The alternative written is a mechanism where the End to End engine replaces it with the "written" word when it produces the alternative written as a recognition result. Therefore, if the engine never considers the alternative written as a recognition result candidate, keyword biasing will not work. For Japanese End to End engines, proper nouns are more likely to have katakana transcriptions as recognition result candidates, so registering katakana transcriptions as alternative writtens can be expected to work appropriately for keyword biasing.

For example, if you want the utterance "ぱれおぱらどきしあ" to be recognized as "絶滅哺乳類" (extinct mammal), specifying "絶滅哺乳類" as the written and registering the katakana transcription "パレオパラドキシア" as the alternative written, rather than "ぱれおぱらどきしあ", is more likely to work appropriately.

note

It is not guaranteed that all parts matching the alternative written in the recognition results will always be replaced with the written, causing the alternative written to disappear from the recognition results. If you want to always replace a certain string with a different string, it is recommended to perform post-processing on the recognition results on the client system side.

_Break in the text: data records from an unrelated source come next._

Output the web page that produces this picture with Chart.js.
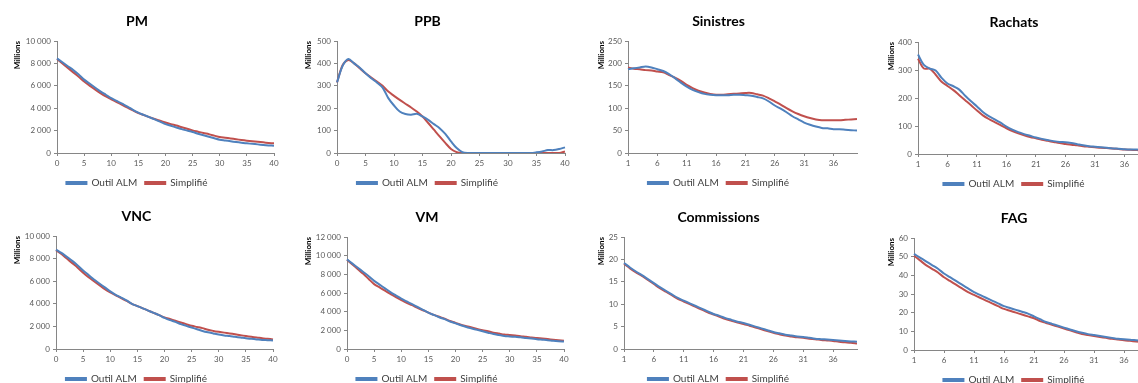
<!DOCTYPE html>
<html>
<head>
<meta charset="utf-8">
<script src="https://cdn.jsdelivr.net/npm/chart.js@4"></script>
<style>
    body { margin: 0; background: #fff; width: 1138px; height: 383px; overflow: hidden; position: relative; }
    canvas { position: absolute; }
</style>
</head>
<body>
<canvas id="pm"></canvas>
<canvas id="ppb"></canvas>
<canvas id="sinistres"></canvas>
<canvas id="rachats"></canvas>
<canvas id="vnc"></canvas>
<canvas id="vm"></canvas>
<canvas id="commissions"></canvas>
<canvas id="fag"></canvas>
<script>
// annees de projection
const anneesDe0 = ['0','1','2','3','4','5','6','7','8','9','10','11','12','13','14','15','16','17','18','19','20',
    '21','22','23','24','25','26','27','28','29','30','31','32','33','34','35','36','37','38','39','40'];
const anneesDe1 = ['1','2','3','4','5','6','7','8','9','10','11','12','13','14','15','16','17','18','19','20',
    '21','22','23','24','25','26','27','28','29','30','31','32','33','34','35','36','37','38','39','40'];

const seriesNames = ['Outil ALM', 'Simplifié'];

// PM
const pmOutil = [8450, 8100, 7750, 7400, 7000, 6550, 6200, 5850, 5500, 5200, 4900, 4650, 4400, 4150, 3850,
    3600, 3400, 3200, 3000, 2800, 2580, 2430, 2280, 2130, 2000, 1870, 1720, 1580, 1450, 1320,
    1190, 1120, 1050, 980, 920, 860, 820, 770, 720, 680, 650];
const pmSimpl = [8400, 8000, 7600, 7200, 6800, 6380, 6020, 5680, 5350, 5050, 4800, 4550, 4300, 4050, 3800,
    3560, 3380, 3200, 3030, 2880, 2730, 2580, 2450, 2300, 2160, 2020, 1900, 1780, 1680, 1550,
    1420, 1360, 1300, 1230, 1160, 1100, 1050, 1000, 950, 900, 860];

// PPB
const ppbOutil = [315, 390, 420, 400, 381, 356, 334, 315, 292, 245, 212, 185, 174, 171, 175,
    163, 148, 129, 111, 85, 52, 22, 4, 0, 0, 0, 0, 0, 0, 0,
    0, 0, 0, 0, 0, 3, 7, 13, 13, 18, 25];
const ppbSimpl = [315, 393, 415, 400, 378, 356, 337, 319, 300, 274, 255, 237, 220, 203, 185,
    163, 134, 104, 74, 45, 18, 4, 0, 0, 0, 0, 0, 0, 0, 0,
    0, 0, 0, 0, 0, 0, 0, 0, 0, 0, 7];

// Sinistres
const sinOutil = [187, 189, 191, 193, 191, 187, 183, 176, 167, 157, 148, 141, 136, 132, 130,
    129, 129, 129, 130, 130, 129, 128, 125, 122, 115, 106, 99, 91, 82, 75,
    68, 63, 59, 56, 55, 53, 53, 52, 51, 50];
const sinSimpl = [191, 188, 187, 185, 184, 182, 180, 174, 168, 161, 152, 145, 139, 135, 132,
    130, 130, 131, 132, 133, 134, 134, 131, 128, 122, 115, 108, 100, 93, 87,
    82, 78, 75, 73, 73, 73, 73, 74, 75, 76];

// Rachats
const rachOutil = [355, 318, 305, 298, 272, 252, 242, 230, 208, 188, 170, 150, 135, 124, 112,
    98, 87, 78, 71, 65, 59, 54, 50, 46, 43, 42, 39, 35, 31, 28,
    26, 24, 22, 20, 19, 17, 16, 16, 15, 14];
const rachSimpl = [340, 305, 305, 283, 258, 243, 228, 210, 192, 174, 155, 138, 125, 114, 103,
    92, 82, 74, 67, 61, 56, 51, 47, 43, 39, 36, 33, 31, 28, 26,
    24, 22, 21, 20, 18, 16, 15, 14, 13, 12];

// VNC
const vncOutil = [8800, 8500, 8150, 7800, 7400, 6950, 6550, 6150, 5800, 5450, 5100, 4800, 4550, 4300, 4000,
    3800, 3600, 3400, 3200, 3000, 2750, 2550, 2400, 2200, 2050, 1900, 1750, 1600, 1480, 1380,
    1280, 1200, 1150, 1080, 1020, 950, 900, 850, 800, 780, 750];
const vncSimpl = [8750, 8400, 8000, 7600, 7200, 6750, 6350, 6000, 5650, 5300, 5000, 4750, 4500, 4250, 4000,
    3800, 3600, 3400, 3200, 3000, 2800, 2650, 2500, 2350, 2200, 2050, 1950, 1850, 1700, 1600,
    1520, 1450, 1380, 1300, 1220, 1150, 1080, 1020, 950, 900, 850];

// VM
const vmOutil = [9600, 9150, 8700, 8250, 7800, 7300, 6900, 6500, 6100, 5750, 5400, 5100, 4800, 4500, 4200,
    3900, 3650, 3400, 3200, 2950, 2750, 2550, 2350, 2200, 2050, 1900, 1750, 1600, 1500, 1400,
    1350, 1300, 1250, 1180, 1120, 1050, 1000, 950, 880, 830, 800];
const vmSimpl = [9550, 9050, 8550, 8050, 7500, 6950, 6600, 6250, 5900, 5550, 5250, 4950, 4700, 4400, 4150,
    3900, 3650, 3450, 3250, 3000, 2800, 2600, 2450, 2300, 2150, 2000, 1900, 1750, 1650, 1550,
    1500, 1440, 1380, 1300, 1240, 1170, 1120, 1060, 990, 930, 880];

// Commissions
const comOutil = [19.2, 18.2, 17.3, 16.5, 15.6, 14.7, 13.8, 13.0, 12.2, 11.4, 10.8, 10.2, 9.6, 9.0, 8.4,
    7.8, 7.4, 6.9, 6.5, 6.1, 5.8, 5.4, 5.0, 4.6, 4.2, 3.8, 3.5, 3.2, 3.0, 2.8,
    2.7, 2.5, 2.3, 2.2, 2.1, 2.0, 1.9, 1.8, 1.7, 1.6];
const comSimpl = [19.0, 18.0, 17.1, 16.3, 15.4, 14.5, 13.6, 12.8, 12.0, 11.2, 10.6, 10.0, 9.4, 8.8, 8.2,
    7.7, 7.2, 6.7, 6.3, 5.9, 5.6, 5.2, 4.8, 4.4, 4.0, 3.6, 3.3, 3.0, 2.8, 2.6,
    2.5, 2.3, 2.2, 2.0, 1.9, 1.8, 1.6, 1.5, 1.4, 1.2];

// FAG
const fagOutil = [51.5, 49.5, 47.5, 45.5, 43.5, 41, 39, 37, 35, 33, 31, 29.5, 28, 26.5, 25,
    23.5, 22.5, 21.5, 20.5, 19.5, 18, 16.5, 15, 14, 13, 12, 11, 10, 9.2, 8.5,
    8, 7.5, 7, 6.5, 6, 5.7, 5.5, 5.2, 4.9, 4.6];
const fagSimpl = [50.5, 48, 45.5, 43.5, 41.5, 39, 37, 35, 33, 31, 29.5, 28, 26.5, 25, 23.5,
    22, 21, 20, 19, 18, 17, 15.5, 14.5, 13.5, 12.5, 11.5, 10.5, 9.5, 8.5, 8,
    7.5, 7, 6.5, 6, 5.6, 5.2, 4.9, 4.6, 4.3, 4.0];

const BLUE = '#4F81BD';
const RED = '#C0504D';
const AXIS = '#868686';
const FONT = 'Lato';

const X_HEIGHT = 17;
const LEGEND_HEIGHT = 28;

function frNumber(v) {
    return String(v).replace(/\B(?=(\d{3})+(?!\d))/g, ' ');
}

function makeChart(id, title, labels, outil, simpl, yMax, yStep, box) {
    const canvas = document.getElementById(id);
    const height = box.b - box.top + X_HEIGHT + LEGEND_HEIGHT;
    canvas.width = box.w;
    canvas.height = height;
    canvas.style.left = box.left + 'px';
    canvas.style.top = box.top + 'px';

    return new Chart(canvas.getContext('2d'), {
        type: 'line',
        data: {
            labels: labels,
            datasets: [{
                label: seriesNames[0],
                data: outil,
                borderColor: BLUE,
                backgroundColor: BLUE,
                borderWidth: 2,
                pointRadius: 0,
                tension: 0.3
            }, {
                label: seriesNames[1],
                data: simpl,
                borderColor: RED,
                backgroundColor: RED,
                borderWidth: 2,
                pointRadius: 0,
                tension: 0.3
            }]
        },
        options: {
            responsive: false,
            animation: false,
            devicePixelRatio: 1,
            layout: {
                padding: { left: 0, top: 0, bottom: 0, right: box.left + box.w - box.r }
            },
            plugins: {
                title: {
                    display: true,
                    text: title,
                    color: '#000',
                    font: { family: FONT, size: 14, weight: 'bold', lineHeight: '18px' },
                    padding: { top: box.t - box.top - 29, bottom: 11 }
                },
                legend: {
                    position: 'bottom',
                    labels: {
                        boxWidth: 20,
                        boxHeight: 2,
                        padding: 8,
                        color: '#404040',
                        font: { family: FONT, size: 10 }
                    }
                },
                tooltip: { enabled: false }
            },
            scales: {
                x: {
                    grid: {
                        display: true,
                        drawOnChartArea: false,
                        tickLength: 3,
                        tickColor: ctx => ctx.index % 5 === 0 ? AXIS : 'rgba(0,0,0,0)'
                    },
                    border: { color: AXIS, width: 1 },
                    ticks: {
                        autoSkip: false,
                        maxRotation: 0,
                        minRotation: 0,
                        padding: 3,
                        color: '#595959',
                        font: { family: FONT, size: 8 },
                        callback: function(value, index) {
                            return index % 5 === 0 ? this.getLabelForValue(value) : '';
                        }
                    },
                    afterFit: scale => { scale.height = X_HEIGHT; }
                },
                y: {
                    min: 0,
                    max: yMax,
                    grid: {
                        display: true,
                        drawOnChartArea: false,
                        tickLength: 3,
                        tickColor: AXIS
                    },
                    border: { color: AXIS, width: 1 },
                    ticks: {
                        stepSize: yStep,
                        padding: 3,
                        color: '#595959',
                        font: { family: FONT, size: 8 },
                        callback: v => frNumber(v)
                    },
                    title: {
                        display: true,
                        text: 'Millions',
                        align: 'end',
                        color: '#000',
                        font: { family: FONT, size: 8, weight: 'bold' },
                        padding: { top: box.mx - box.left - 5, bottom: 0 }
                    },
                    afterFit: scale => { scale.width = box.l - box.left; }
                }
            }
        }
    });
}

window.onload = function() {
    makeChart('pm', 'PM', anneesDe0, pmOutil, pmSimpl, 10000, 2000,
        { left: 0, w: 290, top: 0, l: 57, t: 41, r: 274, b: 153, mx: 18 });
    makeChart('ppb', 'PPB', anneesDe0, ppbOutil, ppbSimpl, 500, 100,
        { left: 290, w: 290, top: 0, l: 337, t: 41, r: 565, b: 153, mx: 309 });
    makeChart('sinistres', 'Sinistres', anneesDe1, sinOutil, sinSimpl, 250, 50,
        { left: 580, w: 294, top: 0, l: 628, t: 41, r: 857, b: 153, mx: 602 });
    makeChart('rachats', 'Rachats', anneesDe1, rachOutil, rachSimpl, 400, 100,
        { left: 880, w: 276, top: 0, l: 918, t: 42, r: 1148, b: 154, mx: 892 });
    makeChart('vnc', 'VNC', anneesDe0, vncOutil, vncSimpl, 10000, 2000,
        { left: 0, w: 290, top: 192, l: 56, t: 236, r: 273, b: 349, mx: 18 });
    makeChart('vm', 'VM', anneesDe0, vmOutil, vmSimpl, 12000, 2000,
        { left: 290, w: 292, top: 192, l: 347, t: 237, r: 564, b: 349, mx: 309 });
    makeChart('commissions', 'Commissions', anneesDe1, comOutil, comSimpl, 25, 5,
        { left: 580, w: 294, top: 192, l: 624, t: 237, r: 857, b: 349, mx: 602 });
    makeChart('fag', 'FAG', anneesDe1, fagOutil, fagSimpl, 60, 10,
        { left: 880, w: 276, top: 192, l: 914, t: 238, r: 1148, b: 350, mx: 892 });
};
</script>
</body>
</html>
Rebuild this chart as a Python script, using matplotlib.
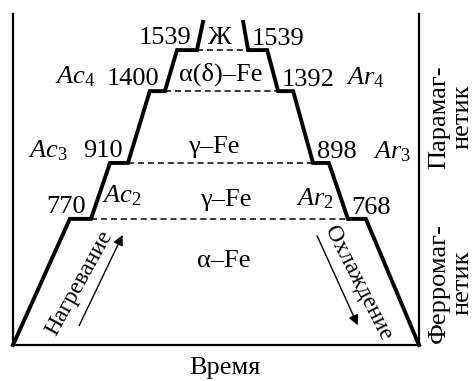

Characters That Cannot Be Registered in Alternative Written

Strings containing the following characters cannot be registered in the alternative written:

Character
Character Name
|Vertical bar
Space

Special Characters Usable in Alternative Written

There are special characters that have specific functions when used in the alternative written.

Character
Character Name
Description
_UnderscoreSymbol representing word separation
tip

If the underscore "_" is used in the written or alternative written to represent word separation, the recognition result candidate must also have word separations in the same way to be considered a match with the written or alternative written. For example, if keyword biasing is specified as follows and "ぱれおぱらどきしあ" is spoken, if the recognition result candidate is a continuous word like "パレオパラドキシア", it will be judged as different from the two words "パレオパラ" and "ドキシア" lined up in the alternative written, and this keyword biasing will not work.

絶滅哺乳類 パレオパラ_ドキシア 0.5

Conversely, if the written or alternative written is made into a continuous word without using an underscore, keyword biasing will work even if the recognition result candidate is separated into multiple words.

Biasing Level

The "biasing level" specifies the strength of keyword biasings. Values from 0 to 1 can be specified, where 0 represents no emphasis, meaning the word will neither become more likely nor less likely to appear. A value of 1 represents strong keyword biasing, potentially at the expense of overall recognition accuracy. If not specified, the default value is 0.5.